● **Problem to solve**: Exactly repeat the lines starting at the one that holds "The picture is" and ending at the one that holds "-0.958], [0.0238, -1.028]];". Both end lines count; leave out everything else.

● **Dataset extract**:
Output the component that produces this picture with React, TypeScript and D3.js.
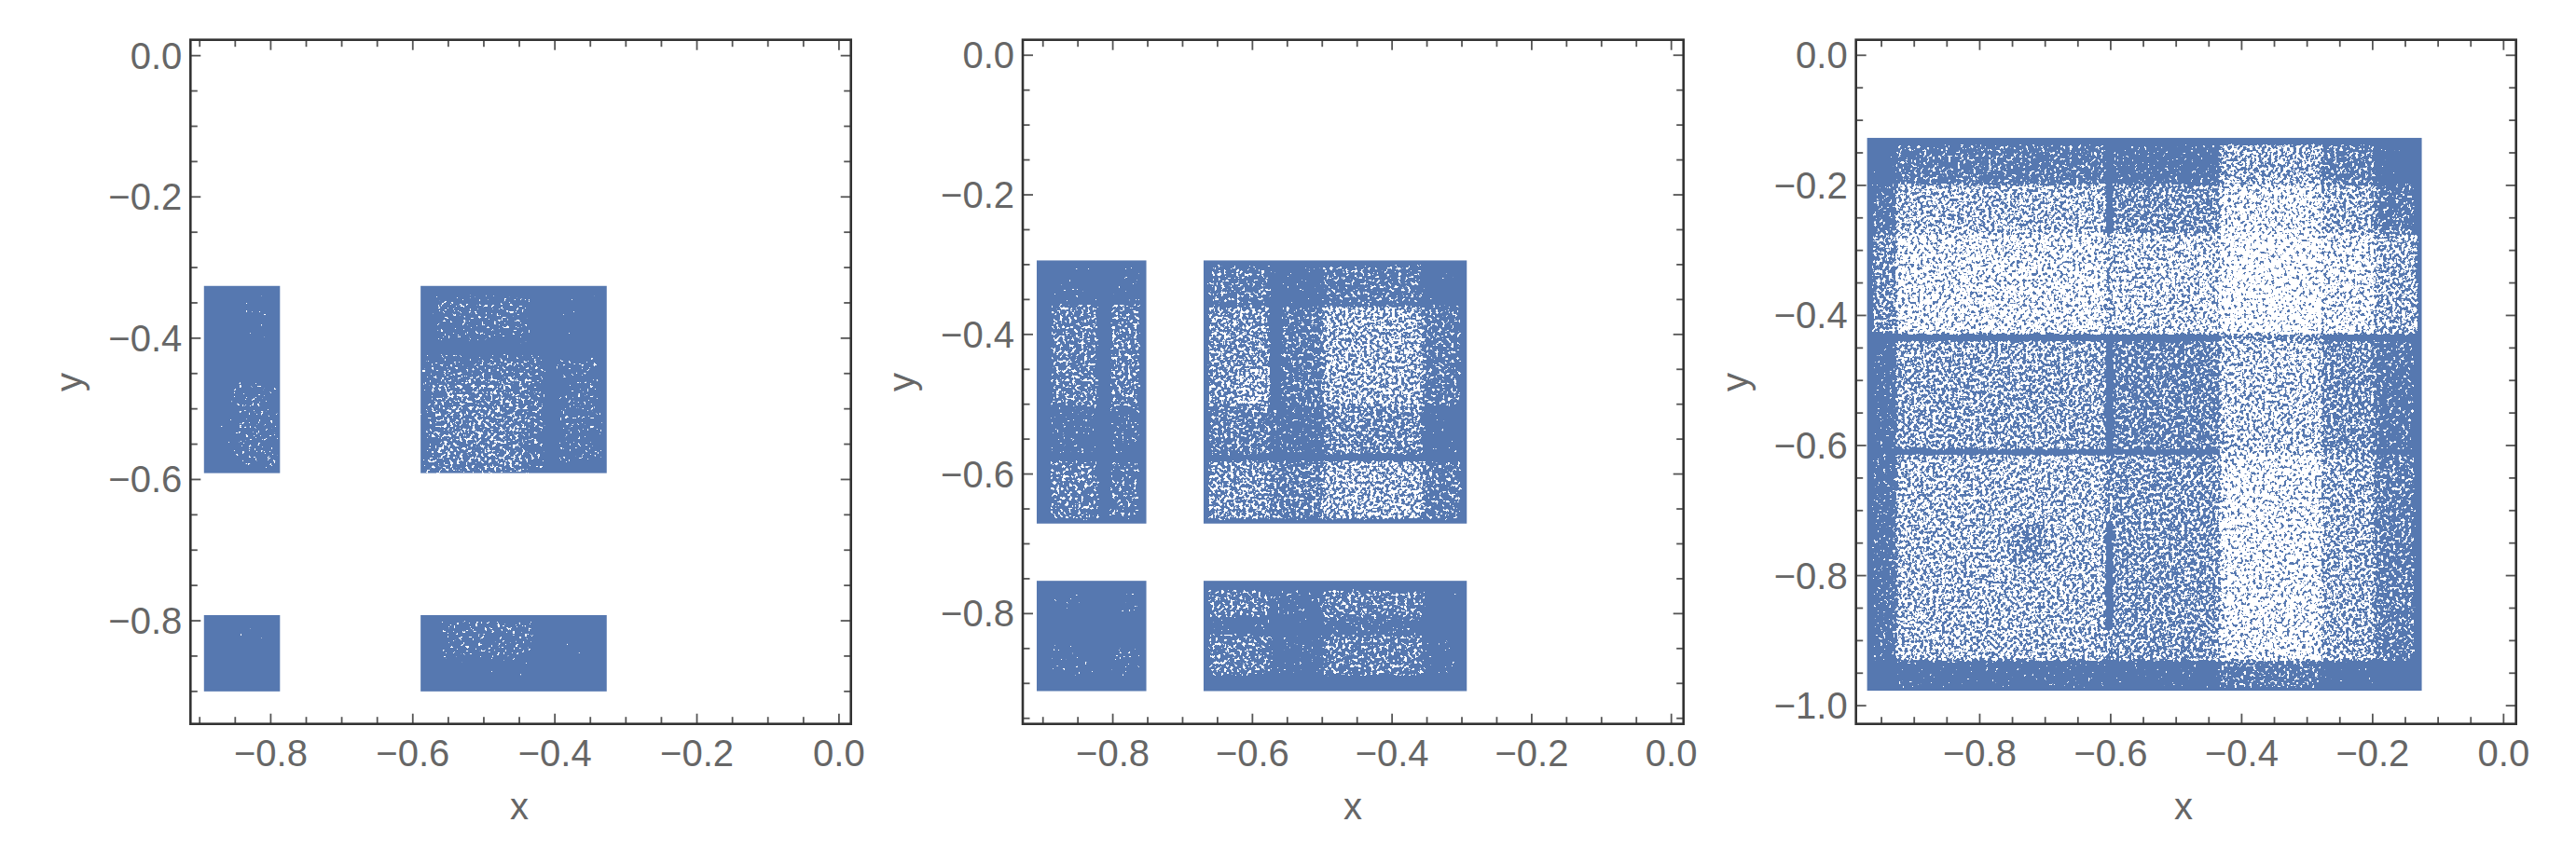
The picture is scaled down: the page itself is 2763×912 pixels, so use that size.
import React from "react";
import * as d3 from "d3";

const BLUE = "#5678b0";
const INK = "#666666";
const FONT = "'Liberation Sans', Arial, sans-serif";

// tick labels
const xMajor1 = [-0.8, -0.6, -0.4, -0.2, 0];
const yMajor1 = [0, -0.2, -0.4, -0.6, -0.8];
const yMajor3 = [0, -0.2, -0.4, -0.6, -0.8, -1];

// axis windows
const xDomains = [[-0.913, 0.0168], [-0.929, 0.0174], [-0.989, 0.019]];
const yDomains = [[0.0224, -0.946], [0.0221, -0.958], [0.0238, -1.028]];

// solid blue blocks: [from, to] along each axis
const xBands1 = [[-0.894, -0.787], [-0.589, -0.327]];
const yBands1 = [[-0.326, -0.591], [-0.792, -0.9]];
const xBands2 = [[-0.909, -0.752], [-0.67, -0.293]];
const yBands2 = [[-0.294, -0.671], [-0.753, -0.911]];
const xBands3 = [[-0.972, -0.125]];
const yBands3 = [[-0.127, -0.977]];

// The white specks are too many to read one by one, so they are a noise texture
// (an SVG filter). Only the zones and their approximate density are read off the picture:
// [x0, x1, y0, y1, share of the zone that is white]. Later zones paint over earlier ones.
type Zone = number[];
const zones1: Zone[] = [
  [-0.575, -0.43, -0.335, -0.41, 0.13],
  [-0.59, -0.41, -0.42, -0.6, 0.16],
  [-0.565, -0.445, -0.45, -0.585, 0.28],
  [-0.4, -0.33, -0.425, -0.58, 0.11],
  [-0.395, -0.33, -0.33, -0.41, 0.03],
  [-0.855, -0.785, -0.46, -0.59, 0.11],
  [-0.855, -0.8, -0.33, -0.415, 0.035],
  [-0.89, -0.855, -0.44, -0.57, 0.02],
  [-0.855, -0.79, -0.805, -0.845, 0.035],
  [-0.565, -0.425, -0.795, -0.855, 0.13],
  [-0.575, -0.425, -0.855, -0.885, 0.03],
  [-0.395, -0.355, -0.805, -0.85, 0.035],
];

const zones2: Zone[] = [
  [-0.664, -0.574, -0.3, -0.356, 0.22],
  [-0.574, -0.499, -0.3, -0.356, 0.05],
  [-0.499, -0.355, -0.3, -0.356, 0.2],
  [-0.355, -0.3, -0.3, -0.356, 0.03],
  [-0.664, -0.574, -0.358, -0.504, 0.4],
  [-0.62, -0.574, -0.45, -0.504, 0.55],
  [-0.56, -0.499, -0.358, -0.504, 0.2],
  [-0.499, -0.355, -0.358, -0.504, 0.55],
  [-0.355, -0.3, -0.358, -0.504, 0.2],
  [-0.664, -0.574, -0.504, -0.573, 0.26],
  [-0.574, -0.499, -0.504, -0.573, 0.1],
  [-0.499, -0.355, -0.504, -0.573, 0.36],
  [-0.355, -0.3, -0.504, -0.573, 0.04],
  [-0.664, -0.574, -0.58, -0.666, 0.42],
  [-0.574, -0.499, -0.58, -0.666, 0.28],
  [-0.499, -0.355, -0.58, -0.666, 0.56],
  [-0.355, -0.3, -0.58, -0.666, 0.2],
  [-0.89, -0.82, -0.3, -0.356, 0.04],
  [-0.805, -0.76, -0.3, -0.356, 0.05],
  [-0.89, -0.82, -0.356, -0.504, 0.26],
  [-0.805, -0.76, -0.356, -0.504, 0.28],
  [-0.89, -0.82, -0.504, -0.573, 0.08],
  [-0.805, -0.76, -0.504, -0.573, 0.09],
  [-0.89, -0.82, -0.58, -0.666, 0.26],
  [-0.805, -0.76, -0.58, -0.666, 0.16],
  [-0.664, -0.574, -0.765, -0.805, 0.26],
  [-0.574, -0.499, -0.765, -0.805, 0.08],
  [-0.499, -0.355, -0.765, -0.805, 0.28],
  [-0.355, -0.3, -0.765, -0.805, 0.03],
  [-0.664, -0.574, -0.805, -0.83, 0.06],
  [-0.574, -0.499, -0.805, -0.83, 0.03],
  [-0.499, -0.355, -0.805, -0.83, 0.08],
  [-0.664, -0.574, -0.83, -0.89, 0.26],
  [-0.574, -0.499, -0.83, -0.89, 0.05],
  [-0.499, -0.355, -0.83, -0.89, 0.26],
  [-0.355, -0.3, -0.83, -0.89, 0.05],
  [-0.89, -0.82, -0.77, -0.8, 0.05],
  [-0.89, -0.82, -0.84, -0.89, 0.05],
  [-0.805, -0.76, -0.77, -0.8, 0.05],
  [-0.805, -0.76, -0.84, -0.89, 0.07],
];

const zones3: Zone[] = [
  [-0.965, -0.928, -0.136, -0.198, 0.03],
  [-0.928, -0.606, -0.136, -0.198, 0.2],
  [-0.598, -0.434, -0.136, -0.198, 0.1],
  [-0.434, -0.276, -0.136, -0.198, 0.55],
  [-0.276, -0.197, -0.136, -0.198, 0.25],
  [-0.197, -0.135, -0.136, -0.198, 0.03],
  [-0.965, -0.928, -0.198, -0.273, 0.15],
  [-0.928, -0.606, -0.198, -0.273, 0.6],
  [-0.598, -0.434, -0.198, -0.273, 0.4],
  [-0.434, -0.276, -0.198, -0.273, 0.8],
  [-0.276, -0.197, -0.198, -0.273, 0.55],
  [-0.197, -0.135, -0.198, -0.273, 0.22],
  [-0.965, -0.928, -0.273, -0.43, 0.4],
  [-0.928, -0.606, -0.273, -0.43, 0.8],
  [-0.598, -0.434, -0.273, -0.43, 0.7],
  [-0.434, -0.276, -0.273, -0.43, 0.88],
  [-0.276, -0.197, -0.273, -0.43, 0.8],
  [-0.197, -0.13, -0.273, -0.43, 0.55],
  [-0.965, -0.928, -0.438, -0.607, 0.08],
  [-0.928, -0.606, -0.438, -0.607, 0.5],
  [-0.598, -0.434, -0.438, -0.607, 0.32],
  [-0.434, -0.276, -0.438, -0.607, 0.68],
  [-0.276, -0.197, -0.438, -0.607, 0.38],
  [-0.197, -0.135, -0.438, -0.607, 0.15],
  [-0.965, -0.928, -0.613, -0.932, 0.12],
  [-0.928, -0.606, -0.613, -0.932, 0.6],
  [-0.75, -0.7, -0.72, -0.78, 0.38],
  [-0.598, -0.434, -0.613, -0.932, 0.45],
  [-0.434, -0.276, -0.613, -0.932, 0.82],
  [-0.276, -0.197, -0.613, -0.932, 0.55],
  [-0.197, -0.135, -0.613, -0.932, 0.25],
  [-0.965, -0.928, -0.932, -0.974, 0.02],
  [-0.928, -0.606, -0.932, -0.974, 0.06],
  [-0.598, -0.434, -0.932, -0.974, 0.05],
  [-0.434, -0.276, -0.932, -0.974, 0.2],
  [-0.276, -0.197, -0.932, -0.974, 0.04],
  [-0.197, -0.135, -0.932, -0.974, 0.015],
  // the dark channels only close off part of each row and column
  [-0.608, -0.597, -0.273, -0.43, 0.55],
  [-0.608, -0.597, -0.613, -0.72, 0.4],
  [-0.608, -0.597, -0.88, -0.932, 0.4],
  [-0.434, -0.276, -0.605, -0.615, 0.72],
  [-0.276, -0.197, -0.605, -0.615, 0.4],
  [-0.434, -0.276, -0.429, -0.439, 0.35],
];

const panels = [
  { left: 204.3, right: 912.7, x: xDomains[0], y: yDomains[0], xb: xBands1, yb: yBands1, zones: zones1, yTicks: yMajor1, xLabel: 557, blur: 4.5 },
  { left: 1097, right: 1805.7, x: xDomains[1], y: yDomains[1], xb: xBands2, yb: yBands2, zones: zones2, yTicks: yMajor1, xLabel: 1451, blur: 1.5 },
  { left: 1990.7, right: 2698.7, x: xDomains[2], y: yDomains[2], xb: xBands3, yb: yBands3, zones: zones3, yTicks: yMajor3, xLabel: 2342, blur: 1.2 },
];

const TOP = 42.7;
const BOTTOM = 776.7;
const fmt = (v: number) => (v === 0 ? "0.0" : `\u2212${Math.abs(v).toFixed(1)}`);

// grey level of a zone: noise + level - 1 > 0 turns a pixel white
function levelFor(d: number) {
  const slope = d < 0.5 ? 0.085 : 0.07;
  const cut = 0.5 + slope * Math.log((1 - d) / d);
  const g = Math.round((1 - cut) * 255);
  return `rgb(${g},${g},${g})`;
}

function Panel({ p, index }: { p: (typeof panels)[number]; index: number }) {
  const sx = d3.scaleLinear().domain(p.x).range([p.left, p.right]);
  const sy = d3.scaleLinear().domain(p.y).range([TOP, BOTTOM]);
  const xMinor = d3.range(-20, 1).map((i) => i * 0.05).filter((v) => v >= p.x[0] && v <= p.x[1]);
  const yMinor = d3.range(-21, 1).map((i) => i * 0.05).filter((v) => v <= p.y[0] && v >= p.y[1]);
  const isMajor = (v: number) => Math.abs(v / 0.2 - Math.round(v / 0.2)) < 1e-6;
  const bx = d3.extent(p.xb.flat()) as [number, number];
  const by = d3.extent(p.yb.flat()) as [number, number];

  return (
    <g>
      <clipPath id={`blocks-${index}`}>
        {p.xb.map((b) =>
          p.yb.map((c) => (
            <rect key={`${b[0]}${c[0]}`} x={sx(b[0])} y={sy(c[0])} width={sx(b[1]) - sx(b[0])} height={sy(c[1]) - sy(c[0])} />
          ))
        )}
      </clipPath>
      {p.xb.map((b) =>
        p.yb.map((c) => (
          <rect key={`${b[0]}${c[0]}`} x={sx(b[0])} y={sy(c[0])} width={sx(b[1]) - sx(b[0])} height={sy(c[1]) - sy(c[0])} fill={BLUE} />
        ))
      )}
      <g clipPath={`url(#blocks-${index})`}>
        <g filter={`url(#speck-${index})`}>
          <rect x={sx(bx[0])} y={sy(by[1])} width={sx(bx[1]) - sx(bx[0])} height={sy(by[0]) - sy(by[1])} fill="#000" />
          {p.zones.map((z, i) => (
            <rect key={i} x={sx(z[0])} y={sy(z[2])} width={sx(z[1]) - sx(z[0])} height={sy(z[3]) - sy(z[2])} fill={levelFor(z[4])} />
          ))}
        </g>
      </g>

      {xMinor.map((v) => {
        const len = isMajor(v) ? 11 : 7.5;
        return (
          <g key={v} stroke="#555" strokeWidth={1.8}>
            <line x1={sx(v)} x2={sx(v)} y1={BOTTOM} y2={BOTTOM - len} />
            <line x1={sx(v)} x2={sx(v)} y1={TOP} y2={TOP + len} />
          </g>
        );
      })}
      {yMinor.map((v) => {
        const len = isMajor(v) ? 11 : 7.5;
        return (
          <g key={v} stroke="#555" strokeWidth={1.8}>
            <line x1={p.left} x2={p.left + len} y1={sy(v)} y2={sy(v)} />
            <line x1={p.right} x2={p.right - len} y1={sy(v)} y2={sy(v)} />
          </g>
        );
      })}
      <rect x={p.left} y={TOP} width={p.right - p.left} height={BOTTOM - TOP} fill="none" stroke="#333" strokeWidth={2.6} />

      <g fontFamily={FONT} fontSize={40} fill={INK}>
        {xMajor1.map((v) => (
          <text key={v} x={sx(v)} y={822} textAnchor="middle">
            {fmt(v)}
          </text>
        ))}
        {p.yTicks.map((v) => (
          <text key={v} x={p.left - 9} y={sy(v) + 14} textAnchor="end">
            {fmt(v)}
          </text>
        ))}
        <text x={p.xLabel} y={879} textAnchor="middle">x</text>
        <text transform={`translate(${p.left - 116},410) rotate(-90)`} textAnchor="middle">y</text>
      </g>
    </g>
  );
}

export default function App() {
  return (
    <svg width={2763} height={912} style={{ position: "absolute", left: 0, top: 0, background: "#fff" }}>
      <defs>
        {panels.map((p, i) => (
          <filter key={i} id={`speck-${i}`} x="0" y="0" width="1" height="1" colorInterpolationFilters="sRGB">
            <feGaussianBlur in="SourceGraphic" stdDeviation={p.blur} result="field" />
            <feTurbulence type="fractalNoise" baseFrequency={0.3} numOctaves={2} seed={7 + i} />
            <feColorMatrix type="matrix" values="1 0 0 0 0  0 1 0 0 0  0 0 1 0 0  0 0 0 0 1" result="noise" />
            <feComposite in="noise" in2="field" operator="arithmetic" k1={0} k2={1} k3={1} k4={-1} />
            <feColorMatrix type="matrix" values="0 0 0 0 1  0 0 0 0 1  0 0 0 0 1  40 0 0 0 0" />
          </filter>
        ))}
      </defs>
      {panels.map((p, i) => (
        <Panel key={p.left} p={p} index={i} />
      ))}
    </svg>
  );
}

● **Written answer**:
The picture is scaled down: the page itself is 2763×912 pixels, so use that size.
import React from "react";
import * as d3 from "d3";

const BLUE = "#5678b0";
const INK = "#666666";
const FONT = "'Liberation Sans', Arial, sans-serif";

// tick labels
const xMajor1 = [-0.8, -0.6, -0.4, -0.2, 0];
const yMajor1 = [0, -0.2, -0.4, -0.6, -0.8];
const yMajor3 = [0, -0.2, -0.4, -0.6, -0.8, -1];

// axis windows
const xDomains = [[-0.913, 0.0168], [-0.929, 0.0174], [-0.989, 0.019]];
const yDomains = [[0.0224, -0.946], [0.0221, -0.958], [0.0238, -1.028]];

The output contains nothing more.